▸ Stated exercise: Which lines contain the word "matplotlib"? Return each of them as written.

▸ Stored rows:
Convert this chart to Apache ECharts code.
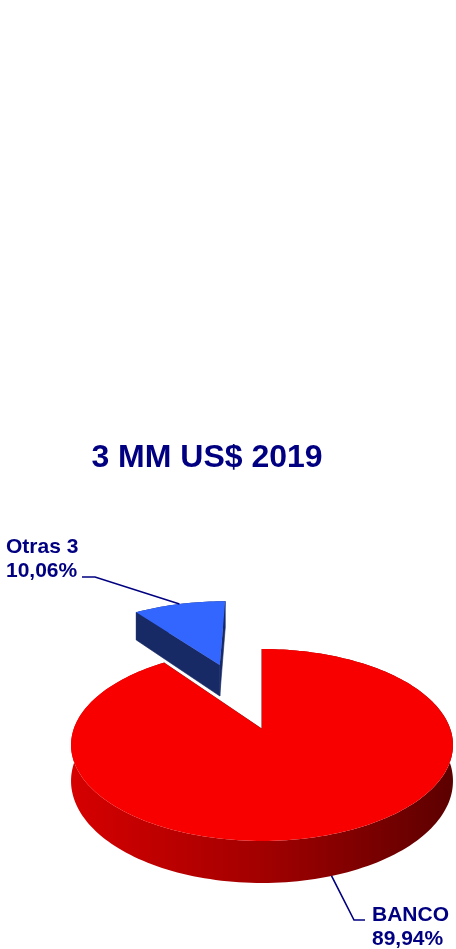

* * *

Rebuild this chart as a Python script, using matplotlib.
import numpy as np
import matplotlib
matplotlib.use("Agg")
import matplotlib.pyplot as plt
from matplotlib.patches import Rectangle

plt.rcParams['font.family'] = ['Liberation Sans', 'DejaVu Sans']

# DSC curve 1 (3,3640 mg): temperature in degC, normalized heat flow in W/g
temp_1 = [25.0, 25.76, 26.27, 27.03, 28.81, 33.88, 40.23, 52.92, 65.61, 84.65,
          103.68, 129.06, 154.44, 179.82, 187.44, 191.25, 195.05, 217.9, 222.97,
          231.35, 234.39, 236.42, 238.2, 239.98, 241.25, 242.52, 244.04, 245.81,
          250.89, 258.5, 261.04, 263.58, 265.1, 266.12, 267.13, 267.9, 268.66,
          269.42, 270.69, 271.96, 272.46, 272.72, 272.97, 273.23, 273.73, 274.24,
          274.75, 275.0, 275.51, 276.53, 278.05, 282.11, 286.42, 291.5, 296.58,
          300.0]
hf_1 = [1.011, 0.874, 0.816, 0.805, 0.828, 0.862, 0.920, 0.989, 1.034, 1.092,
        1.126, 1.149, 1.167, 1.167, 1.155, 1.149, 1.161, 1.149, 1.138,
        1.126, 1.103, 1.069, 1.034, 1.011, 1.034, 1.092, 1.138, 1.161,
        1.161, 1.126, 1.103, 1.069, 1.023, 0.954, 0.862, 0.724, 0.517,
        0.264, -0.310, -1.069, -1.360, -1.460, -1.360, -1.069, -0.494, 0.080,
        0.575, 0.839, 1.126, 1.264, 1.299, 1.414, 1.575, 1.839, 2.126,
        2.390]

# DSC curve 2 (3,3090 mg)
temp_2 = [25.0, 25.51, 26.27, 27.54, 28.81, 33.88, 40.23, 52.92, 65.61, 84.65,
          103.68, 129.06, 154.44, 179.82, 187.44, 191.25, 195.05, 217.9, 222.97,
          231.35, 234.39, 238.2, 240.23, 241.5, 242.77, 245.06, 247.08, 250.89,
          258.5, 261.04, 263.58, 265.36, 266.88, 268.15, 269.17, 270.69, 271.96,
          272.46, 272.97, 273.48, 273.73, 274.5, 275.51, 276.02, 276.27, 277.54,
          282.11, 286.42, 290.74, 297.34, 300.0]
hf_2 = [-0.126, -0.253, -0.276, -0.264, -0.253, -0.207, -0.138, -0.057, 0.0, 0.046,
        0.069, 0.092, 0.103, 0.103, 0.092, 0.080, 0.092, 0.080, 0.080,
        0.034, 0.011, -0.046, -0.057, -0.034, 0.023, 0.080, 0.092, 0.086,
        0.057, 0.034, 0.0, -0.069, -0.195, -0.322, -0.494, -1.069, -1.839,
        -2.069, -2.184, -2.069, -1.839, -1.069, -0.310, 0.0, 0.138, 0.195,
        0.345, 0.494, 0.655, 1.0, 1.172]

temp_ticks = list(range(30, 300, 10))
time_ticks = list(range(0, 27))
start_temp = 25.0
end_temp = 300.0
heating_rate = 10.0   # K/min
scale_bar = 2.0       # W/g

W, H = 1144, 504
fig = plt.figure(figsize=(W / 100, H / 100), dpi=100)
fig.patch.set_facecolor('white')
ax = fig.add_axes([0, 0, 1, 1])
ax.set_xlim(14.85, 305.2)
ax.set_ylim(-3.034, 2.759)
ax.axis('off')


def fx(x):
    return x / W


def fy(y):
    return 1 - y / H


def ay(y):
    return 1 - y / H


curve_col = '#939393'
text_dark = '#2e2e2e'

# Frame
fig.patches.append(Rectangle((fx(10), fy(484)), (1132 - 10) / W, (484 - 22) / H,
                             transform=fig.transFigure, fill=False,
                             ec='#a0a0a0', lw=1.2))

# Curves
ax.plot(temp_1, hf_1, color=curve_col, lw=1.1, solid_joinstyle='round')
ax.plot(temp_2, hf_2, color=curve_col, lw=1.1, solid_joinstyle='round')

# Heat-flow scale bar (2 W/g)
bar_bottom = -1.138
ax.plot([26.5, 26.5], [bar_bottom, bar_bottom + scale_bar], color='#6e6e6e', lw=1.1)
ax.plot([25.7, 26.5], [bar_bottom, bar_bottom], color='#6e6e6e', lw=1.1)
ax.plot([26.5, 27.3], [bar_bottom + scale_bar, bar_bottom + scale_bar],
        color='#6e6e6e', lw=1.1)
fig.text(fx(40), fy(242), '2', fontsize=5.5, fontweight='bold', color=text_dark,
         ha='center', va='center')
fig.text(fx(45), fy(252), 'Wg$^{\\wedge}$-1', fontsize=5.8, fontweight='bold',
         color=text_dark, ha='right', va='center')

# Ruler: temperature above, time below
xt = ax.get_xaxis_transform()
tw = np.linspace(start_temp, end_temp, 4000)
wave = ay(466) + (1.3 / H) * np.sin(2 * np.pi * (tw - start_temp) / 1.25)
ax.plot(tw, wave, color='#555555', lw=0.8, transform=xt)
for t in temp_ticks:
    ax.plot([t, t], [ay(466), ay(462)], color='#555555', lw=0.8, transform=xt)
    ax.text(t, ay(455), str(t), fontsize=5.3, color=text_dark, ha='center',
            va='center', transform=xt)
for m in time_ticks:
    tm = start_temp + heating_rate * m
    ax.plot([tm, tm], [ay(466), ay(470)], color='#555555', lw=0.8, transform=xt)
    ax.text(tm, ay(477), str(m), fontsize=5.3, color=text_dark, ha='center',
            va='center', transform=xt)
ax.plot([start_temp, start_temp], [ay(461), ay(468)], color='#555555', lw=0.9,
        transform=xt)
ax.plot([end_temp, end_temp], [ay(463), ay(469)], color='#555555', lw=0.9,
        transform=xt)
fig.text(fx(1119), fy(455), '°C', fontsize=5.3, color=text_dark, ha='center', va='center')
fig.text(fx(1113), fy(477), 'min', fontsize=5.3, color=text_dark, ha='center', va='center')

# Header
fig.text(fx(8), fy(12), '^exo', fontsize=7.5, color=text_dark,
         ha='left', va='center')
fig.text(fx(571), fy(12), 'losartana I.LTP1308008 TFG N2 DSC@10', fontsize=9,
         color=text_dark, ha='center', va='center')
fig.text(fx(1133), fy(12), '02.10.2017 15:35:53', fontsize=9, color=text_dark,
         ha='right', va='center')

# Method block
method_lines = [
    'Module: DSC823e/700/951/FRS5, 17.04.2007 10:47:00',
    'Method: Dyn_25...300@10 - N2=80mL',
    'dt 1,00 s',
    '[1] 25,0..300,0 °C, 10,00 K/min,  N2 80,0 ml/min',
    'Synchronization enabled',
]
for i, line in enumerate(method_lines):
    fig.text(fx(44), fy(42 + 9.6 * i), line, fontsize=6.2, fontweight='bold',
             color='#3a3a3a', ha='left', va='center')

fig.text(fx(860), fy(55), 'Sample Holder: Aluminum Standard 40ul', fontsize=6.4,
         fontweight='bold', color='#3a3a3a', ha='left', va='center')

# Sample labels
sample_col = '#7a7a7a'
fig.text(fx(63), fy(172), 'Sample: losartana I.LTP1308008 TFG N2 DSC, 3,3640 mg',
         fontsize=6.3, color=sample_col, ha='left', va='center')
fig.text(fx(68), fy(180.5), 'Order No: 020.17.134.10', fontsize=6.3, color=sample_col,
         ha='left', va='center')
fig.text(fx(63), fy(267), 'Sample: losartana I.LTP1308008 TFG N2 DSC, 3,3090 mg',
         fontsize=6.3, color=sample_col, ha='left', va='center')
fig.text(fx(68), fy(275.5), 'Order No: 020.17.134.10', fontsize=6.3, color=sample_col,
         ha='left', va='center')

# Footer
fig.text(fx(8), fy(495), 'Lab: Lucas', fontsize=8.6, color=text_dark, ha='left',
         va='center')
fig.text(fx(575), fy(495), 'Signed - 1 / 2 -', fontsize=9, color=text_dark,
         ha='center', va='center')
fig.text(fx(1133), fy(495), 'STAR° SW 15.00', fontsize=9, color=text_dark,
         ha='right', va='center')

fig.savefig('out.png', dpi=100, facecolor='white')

* * *

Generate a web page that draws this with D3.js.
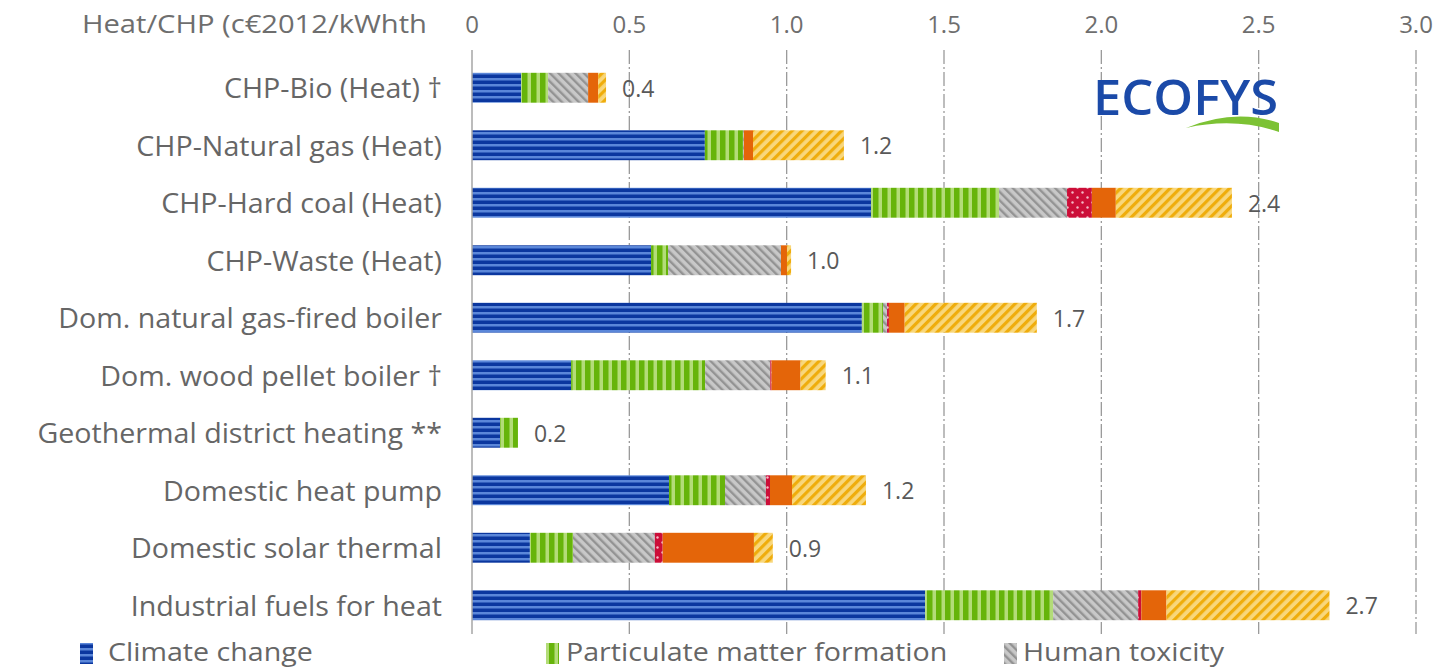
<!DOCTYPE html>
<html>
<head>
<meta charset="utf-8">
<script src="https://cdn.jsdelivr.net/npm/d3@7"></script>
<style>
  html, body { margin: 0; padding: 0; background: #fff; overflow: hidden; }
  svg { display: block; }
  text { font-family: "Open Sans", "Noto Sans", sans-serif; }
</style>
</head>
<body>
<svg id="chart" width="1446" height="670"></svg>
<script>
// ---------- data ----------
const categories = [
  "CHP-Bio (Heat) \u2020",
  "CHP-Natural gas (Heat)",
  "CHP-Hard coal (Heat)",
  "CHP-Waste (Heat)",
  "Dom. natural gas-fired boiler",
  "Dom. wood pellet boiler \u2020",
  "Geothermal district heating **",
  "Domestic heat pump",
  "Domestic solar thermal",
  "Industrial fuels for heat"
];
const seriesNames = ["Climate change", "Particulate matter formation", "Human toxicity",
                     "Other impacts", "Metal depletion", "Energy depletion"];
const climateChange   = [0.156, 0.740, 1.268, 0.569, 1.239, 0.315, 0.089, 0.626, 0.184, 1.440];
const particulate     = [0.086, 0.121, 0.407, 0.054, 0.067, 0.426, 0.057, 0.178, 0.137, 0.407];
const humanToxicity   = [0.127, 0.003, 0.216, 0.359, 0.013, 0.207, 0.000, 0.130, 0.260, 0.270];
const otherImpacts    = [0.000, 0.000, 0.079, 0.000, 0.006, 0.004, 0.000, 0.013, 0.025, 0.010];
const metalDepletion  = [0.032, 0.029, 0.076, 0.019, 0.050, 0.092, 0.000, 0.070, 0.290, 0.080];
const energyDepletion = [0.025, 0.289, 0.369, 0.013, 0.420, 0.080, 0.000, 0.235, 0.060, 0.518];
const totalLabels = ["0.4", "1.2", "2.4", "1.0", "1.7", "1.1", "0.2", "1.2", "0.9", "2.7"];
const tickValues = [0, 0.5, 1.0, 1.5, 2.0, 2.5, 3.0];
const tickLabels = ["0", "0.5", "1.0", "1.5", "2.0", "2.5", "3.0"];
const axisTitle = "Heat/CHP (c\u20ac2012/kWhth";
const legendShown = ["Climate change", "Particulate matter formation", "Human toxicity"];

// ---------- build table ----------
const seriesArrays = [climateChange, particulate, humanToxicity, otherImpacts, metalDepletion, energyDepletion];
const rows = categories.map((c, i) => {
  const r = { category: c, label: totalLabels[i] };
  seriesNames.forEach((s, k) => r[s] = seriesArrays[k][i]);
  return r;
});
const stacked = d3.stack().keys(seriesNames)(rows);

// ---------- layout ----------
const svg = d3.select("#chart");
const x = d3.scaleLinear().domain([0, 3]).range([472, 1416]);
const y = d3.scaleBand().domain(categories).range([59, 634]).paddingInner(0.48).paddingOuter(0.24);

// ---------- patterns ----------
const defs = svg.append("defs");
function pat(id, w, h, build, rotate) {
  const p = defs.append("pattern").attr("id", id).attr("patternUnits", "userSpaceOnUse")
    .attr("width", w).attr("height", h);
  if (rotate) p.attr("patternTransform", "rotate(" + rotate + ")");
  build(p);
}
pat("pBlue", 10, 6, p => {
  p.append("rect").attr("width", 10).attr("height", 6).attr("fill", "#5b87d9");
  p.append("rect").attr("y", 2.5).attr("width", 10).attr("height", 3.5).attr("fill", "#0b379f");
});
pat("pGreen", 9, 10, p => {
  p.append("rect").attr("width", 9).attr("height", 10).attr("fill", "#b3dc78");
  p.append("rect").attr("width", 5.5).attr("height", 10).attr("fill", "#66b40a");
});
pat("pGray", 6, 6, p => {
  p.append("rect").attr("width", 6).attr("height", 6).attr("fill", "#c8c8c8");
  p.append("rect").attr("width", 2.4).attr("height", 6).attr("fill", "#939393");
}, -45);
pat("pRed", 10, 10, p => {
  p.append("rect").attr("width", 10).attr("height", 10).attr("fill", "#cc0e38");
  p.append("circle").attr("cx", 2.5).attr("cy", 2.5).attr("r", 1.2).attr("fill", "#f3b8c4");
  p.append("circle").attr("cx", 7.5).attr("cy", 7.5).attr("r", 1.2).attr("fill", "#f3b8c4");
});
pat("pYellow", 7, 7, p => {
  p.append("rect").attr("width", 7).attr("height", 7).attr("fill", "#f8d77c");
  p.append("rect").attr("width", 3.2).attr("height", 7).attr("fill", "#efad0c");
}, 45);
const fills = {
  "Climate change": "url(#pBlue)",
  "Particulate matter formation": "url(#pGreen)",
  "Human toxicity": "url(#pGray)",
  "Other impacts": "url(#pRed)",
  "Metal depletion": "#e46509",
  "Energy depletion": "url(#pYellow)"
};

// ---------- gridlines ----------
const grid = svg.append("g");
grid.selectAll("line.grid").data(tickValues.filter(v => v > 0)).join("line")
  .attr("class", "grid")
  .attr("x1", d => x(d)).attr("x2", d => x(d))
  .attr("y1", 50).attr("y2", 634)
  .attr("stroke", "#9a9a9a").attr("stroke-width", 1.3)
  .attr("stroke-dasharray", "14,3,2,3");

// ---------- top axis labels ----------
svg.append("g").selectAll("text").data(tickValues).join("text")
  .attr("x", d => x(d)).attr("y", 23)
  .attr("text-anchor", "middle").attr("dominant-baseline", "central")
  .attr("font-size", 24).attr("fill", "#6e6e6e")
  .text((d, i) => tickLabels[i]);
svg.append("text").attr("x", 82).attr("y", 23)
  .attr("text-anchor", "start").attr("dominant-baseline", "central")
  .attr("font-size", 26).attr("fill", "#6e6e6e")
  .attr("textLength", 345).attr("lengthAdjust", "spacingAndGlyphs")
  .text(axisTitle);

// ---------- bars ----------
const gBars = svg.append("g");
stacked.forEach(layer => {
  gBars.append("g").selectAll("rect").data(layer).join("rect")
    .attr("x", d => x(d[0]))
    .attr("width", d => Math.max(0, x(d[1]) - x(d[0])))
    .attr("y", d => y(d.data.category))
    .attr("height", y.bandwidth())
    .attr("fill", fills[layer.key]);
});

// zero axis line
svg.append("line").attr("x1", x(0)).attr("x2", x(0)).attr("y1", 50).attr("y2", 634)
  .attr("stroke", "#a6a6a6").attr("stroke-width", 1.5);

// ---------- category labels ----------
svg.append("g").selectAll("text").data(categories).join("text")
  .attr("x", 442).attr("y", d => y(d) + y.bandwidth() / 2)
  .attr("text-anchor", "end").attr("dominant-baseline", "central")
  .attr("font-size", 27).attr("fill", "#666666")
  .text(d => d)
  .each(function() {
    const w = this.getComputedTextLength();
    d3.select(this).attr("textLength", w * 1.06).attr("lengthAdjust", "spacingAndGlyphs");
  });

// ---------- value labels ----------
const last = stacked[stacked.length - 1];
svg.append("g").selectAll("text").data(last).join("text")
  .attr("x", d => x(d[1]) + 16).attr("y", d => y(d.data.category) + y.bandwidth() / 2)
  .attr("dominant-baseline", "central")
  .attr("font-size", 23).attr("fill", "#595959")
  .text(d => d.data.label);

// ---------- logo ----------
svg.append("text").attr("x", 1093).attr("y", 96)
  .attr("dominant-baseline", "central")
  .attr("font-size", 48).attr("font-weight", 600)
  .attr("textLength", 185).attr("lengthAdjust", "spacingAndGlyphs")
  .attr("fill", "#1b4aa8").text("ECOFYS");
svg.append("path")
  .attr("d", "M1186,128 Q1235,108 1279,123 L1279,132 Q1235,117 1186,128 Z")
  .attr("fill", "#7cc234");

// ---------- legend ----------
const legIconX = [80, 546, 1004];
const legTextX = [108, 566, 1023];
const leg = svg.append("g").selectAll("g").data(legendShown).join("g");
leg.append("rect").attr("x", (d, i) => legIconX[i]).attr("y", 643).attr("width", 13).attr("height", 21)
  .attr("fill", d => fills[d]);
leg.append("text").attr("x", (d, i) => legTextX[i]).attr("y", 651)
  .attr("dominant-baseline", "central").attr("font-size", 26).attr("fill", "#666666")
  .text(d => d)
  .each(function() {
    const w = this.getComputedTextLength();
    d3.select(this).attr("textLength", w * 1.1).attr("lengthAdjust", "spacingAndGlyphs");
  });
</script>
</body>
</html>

▸ Worked answer:
Rebuild this chart as a Python script, using matplotlib.
import matplotlib
matplotlib.use("Agg")
import matplotlib.pyplot as plt
from matplotlib.patches import Rectangle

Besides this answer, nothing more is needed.